Banville, John ; traduit de l’anglais (Irlande) par Michèle Albaret-Maatsch
Policier & Thriller
Paris : Robert Laffont, 2024, 352 pages, 10 € (Pavillons poche)

🙂 🙂 🙂 Une affaire sensible

« Écoute Strafford, c’est pas bon ce truc. Un curé refroidi dans une baraque de parpaillots. Qu’est-ce que les journaux vont raconter ?». Voilà comment, en quelques phrases lapidaires, Harry Hall, le responsable de l’équipe scientifique de la police dublinoise, définit l’affaire qui vient de leur tomber dessus (« parpaillot », nous aussi, nous avons dû aller voir la définition, il s’agit d’un terme plutôt péjoratif pour désigner une personne de religion protestante).
Hall ne pourra que constater de loin à quel point il avait bien envisagé la situation puisque ses constatations effectuées, il laissera le Detective Inspector Strafford, celui à qui il s’adressait, se coltiner cette enquête qu’à notre époque on qualifierait de « sensible ». Nous sommes en 1957, en pleine campagne irlandaise. L’inspecteur Strafford, 35 ans, un type qui, de l’avis général, « ne ressemblait pas tellement à un policier » et que nombre de ses collègues qualifient de « lord snobinard » va devoir naviguer à vue entre les pressions de l’église catholique, qui tente d’étouffer l’affaire, et les apparences trompeuses affichées par les différents membres de la famille Osborne, des protestants résidant à Ballyglas House, leur « château » dans lequel a été découvert le cadavre du père Lawless, assassiné et émasculé. Lawless logeait visiblement régulièrement au château, et pourtant, Strafford le constatera très vite, « personne ne le pleurait ».

Délicieuse surprise

La fin des années ’50, l’Irlande, un prêtre assassiné et émasculé : ceux qui suivent un peu l’actualité auront deviné où l’enquête de Strafford le mènera.

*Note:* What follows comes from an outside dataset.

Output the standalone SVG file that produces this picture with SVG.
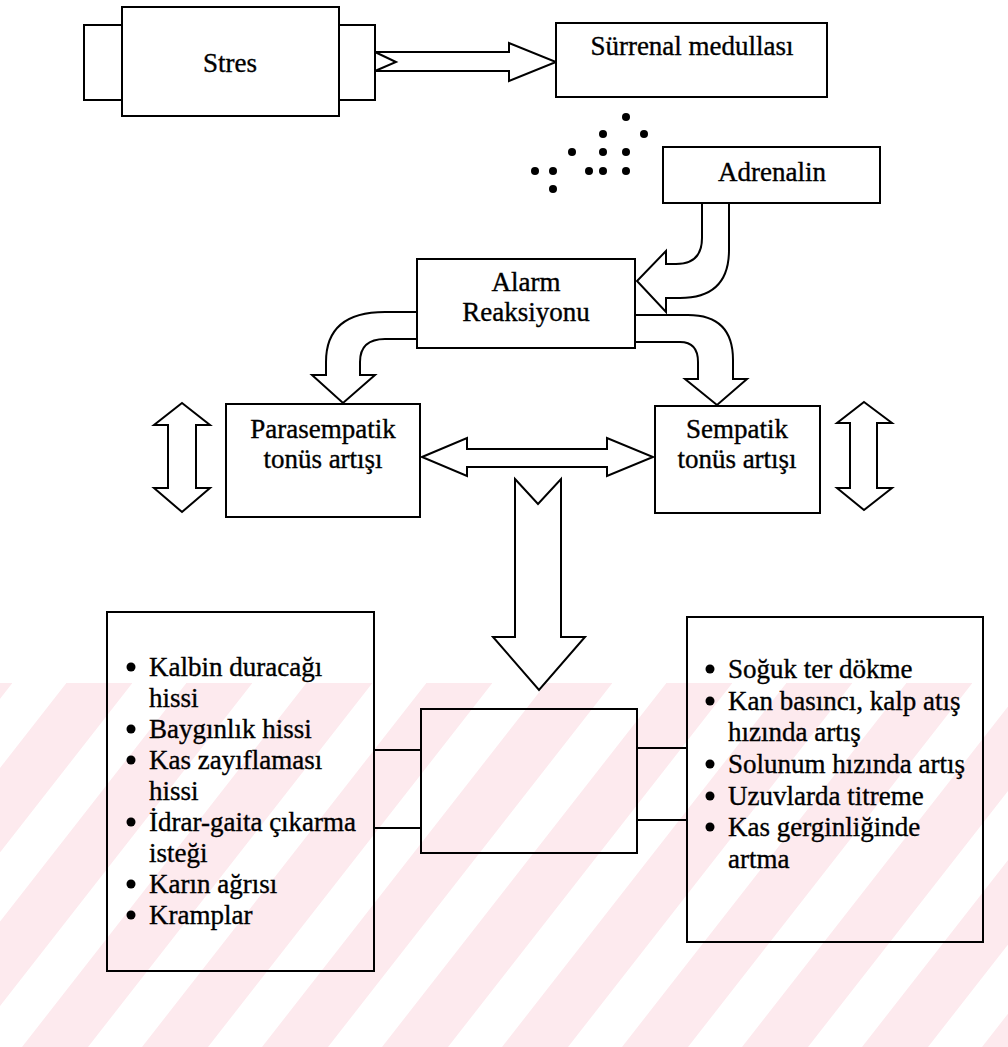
<svg xmlns="http://www.w3.org/2000/svg" width="1008" height="1047" viewBox="0 0 1008 1047">
<style>
.box{fill:#fff;stroke:#000;stroke-width:2}
.open{fill:none;stroke:#000;stroke-width:2}
.arrow{fill:#fff;stroke:#000;stroke-width:2;stroke-linejoin:miter}
.arrowo{fill:none;stroke:#000;stroke-width:2;stroke-linejoin:miter}
.line{fill:none;stroke:#000;stroke-width:2}
.t{font-family:"Liberation Serif","Times New Roman",serif;font-size:27px;fill:#000;stroke:#000;stroke-width:0.35}
.c{text-anchor:middle}
.dot{fill:#000}
</style>
<defs>
<pattern id="wm" patternUnits="userSpaceOnUse" width="120" height="120" patternTransform="skewX(-38)">
<rect x="0" y="0" width="66" height="120" fill="#fdeaee"/>
</pattern>
</defs>
<rect x="0" y="0" width="1008" height="1047" fill="#fff"/>
<g id="watermark">
<rect x="0" y="683" width="1008" height="364" fill="url(#wm)"/>
</g>
<g id="connectors">
<path class="arrow" d="M375,52 H509 V43 L556,62 L509,81 V71 H375"/>
<path class="line" d="M375,52 L396,62 L375,71"/>
<path class="arrow" d="M702,203 V238 Q702,264 676,264 H666 V251 L637,281 L666,312 V298 H680 Q729,298 729,250 V203"/>
<path class="arrow" d="M635,315 H688 Q733,315 733,360 V379 H747 L717,405 L685,379 H698 V362 Q698,342 680,342 H635"/>
<path class="arrow" d="M417,312 H385 Q326,312 326,362 V375 H312 L343,403 L375,375 H360 V362 Q360,339 385,339 H417"/>
<path class="arrow" d="M422,457 L467,438 V449 H607 V438 L653,457 L607,476 V467 H467 V476 Z"/>
<path class="arrowo" d="M515,479 L538,504 L561,479 V637 H585 L539,690 L493,637 H515 Z"/>
<path class="arrow" d="M182,403 L210,425 H196 V488 H210 L182,512 L154,488 H168 V425 H154 Z"/>
<path class="arrow" d="M864,402 L892,423 H877 V488 H892 L864,510 L837,488 H850 V423 H837 Z"/>
<path class="line" d="M374,750 H421 M374,828 H421 M637,748 H687 M637,820 H687"/>
</g>
<g id="node-stres">
<rect class="box" x="84" y="25" width="38" height="75"/>
<rect class="box" x="339" y="25" width="36" height="75"/>
<rect class="box" x="122" y="7" width="217" height="109"/>
<text class="t c" x="230" y="72">Stres</text>
</g>
<g id="node-surrenal">
<rect class="box" x="556" y="23" width="271" height="74"/>
<text class="t c" x="692" y="55">Sürrenal medullası</text>
</g>
<g id="adrenalin-dots">
<circle class="dot" cx="626" cy="117" r="4"/>
<circle class="dot" cx="603" cy="134" r="4"/>
<circle class="dot" cx="644" cy="134" r="4"/>
<circle class="dot" cx="572" cy="152" r="4"/>
<circle class="dot" cx="603" cy="152" r="4"/>
<circle class="dot" cx="626" cy="152" r="4"/>
<circle class="dot" cx="535" cy="171" r="4"/>
<circle class="dot" cx="553" cy="171" r="4"/>
<circle class="dot" cx="589" cy="171" r="4"/>
<circle class="dot" cx="603" cy="171" r="4"/>
<circle class="dot" cx="626" cy="171" r="4"/>
<circle class="dot" cx="553" cy="189" r="4"/>
</g>
<g id="node-adrenalin">
<rect class="box" x="663" y="147" width="217" height="56"/>
<text class="t c" x="772" y="181">Adrenalin</text>
</g>
<g id="node-alarm">
<rect class="box" x="417" y="259" width="218" height="89"/>
<text class="t c" x="526" y="291">Alarm</text>
<text class="t c" x="526" y="321">Reaksiyonu</text>
</g>
<g id="node-parasempatik">
<rect class="box" x="226" y="404" width="194" height="113"/>
<text class="t c" x="323" y="438">Parasempatik</text>
<text class="t c" x="323" y="468">tonüs artışı</text>
</g>
<g id="node-sempatik">
<rect class="box" x="655" y="406" width="165" height="107"/>
<text class="t c" x="737" y="438">Sempatik</text>
<text class="t c" x="737" y="468">tonüs artışı</text>
</g>
<g id="node-center">
<rect class="open" x="421" y="709" width="216" height="144"/>
</g>
<g id="node-left-list">
<rect class="open" x="107" y="612" width="267" height="359"/>
<circle class="dot" cx="131" cy="667" r="4.5"/>
<circle class="dot" cx="131" cy="729" r="4.5"/>
<circle class="dot" cx="131" cy="760" r="4.5"/>
<circle class="dot" cx="131" cy="822" r="4.5"/>
<circle class="dot" cx="131" cy="884" r="4.5"/>
<circle class="dot" cx="131" cy="915" r="4.5"/>
<text class="t" x="149" y="676">Kalbin duracağı</text>
<text class="t" x="149" y="707">hissi</text>
<text class="t" x="149" y="738">Baygınlık hissi</text>
<text class="t" x="149" y="769">Kas zayıflaması</text>
<text class="t" x="149" y="800">hissi</text>
<text class="t" x="149" y="831">İdrar-gaita çıkarma</text>
<text class="t" x="149" y="862">isteği</text>
<text class="t" x="149" y="893">Karın ağrısı</text>
<text class="t" x="149" y="924">Kramplar</text>
</g>
<g id="node-right-list">
<rect class="open" x="687" y="617" width="296" height="325"/>
<circle class="dot" cx="710" cy="669" r="4.5"/>
<circle class="dot" cx="710" cy="701" r="4.5"/>
<circle class="dot" cx="710" cy="764" r="4.5"/>
<circle class="dot" cx="710" cy="796" r="4.5"/>
<circle class="dot" cx="710" cy="827" r="4.5"/>
<text class="t" x="728" y="678">Soğuk ter dökme</text>
<text class="t" x="728" y="710">Kan basıncı, kalp atış</text>
<text class="t" x="728" y="741">hızında artış</text>
<text class="t" x="728" y="773">Solunum hızında artış</text>
<text class="t" x="728" y="805">Uzuvlarda titreme</text>
<text class="t" x="728" y="836">Kas gerginliğinde</text>
<text class="t" x="728" y="868">artma</text>
</g>
</svg>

Si le royaume de l’innommable est au bout du chemin, il faut pourtant soigneusement éviter d’y limiter l’ensemble de ce roman policier passionnant, délicieuse surprise de ce début d’année. Ce n’est pas la première fois que John Banville (auteur du Booker-Prize « La Mer » en 2005) s’intéresse au roman policier : dès 2006, sous le pseudonyme de Benjamin Black, il entame une série autour du docteur Quirke, un médecin légiste-enquêteur (qui est d’ailleurs cité dans « Neige sur Ballyglass House »). Huit titres (dont seulement cinq ont été traduits en français) composent à ce jour la série, mais « Benjamin Black » s’est également fendu de 4 autres polars (dont un dans lequel il met en scène Philip Marlowe). Avec « Neige sur Ballyglass House », Banville semble assumer complètement cette veine policière puisqu’il signe ce titre de son vrai nom.

A good story

Pourquoi délicieuse surprise ? D’abord pour le style, pour l’écriture riche, dense et virevoltante tout à la fois, pour la profondeur et la variété des personnages et, finalement, pour ce non-moins délicieux humour british, fin et ironique. Parmi les personnages, celui de Strafford arrive haut la main à garder toute notre attention : sorte d’anti-héros devenu policier par dépit, il ne se sent « pas à sa place, et à contretemps […], la parfaite incarnation du mec à la dérive », alors que chacun des autres personnages auxquels il est confronté, ou sur lequel il doit enquêter, lui apparaît comme un acteur, un archétype extrait d’une pièce de théâtre dans laquelle tout serait écrit à l’avance, jouant de plus très mal son rôle, comme contraint et forcé. Strafford ne se fie à personne et surtout à aucun des Osborne, et son enquête, longue et semée de fausses pistes, nous semblera quasiment jusqu’à la fin vouée à l’échec. Ensuite, pour toutes ces petites phrases (« une bonne éducation est souvent un handicap » par exemple) caractérisant l’époque, les lieux et la société en général, que l’on ne peut s’empêcher de noter dans un coin de sa tête. Banville est indubitablement un romancier qui, au-delà d’une intrigue bien menée dont on tient à connaître le fin mot, sait tenir son lecteur en haleine par la magie de son écriture et par l’attachement qu’il développe pour la psychologie de ses personnages. Un régal de littérature et « a good story ».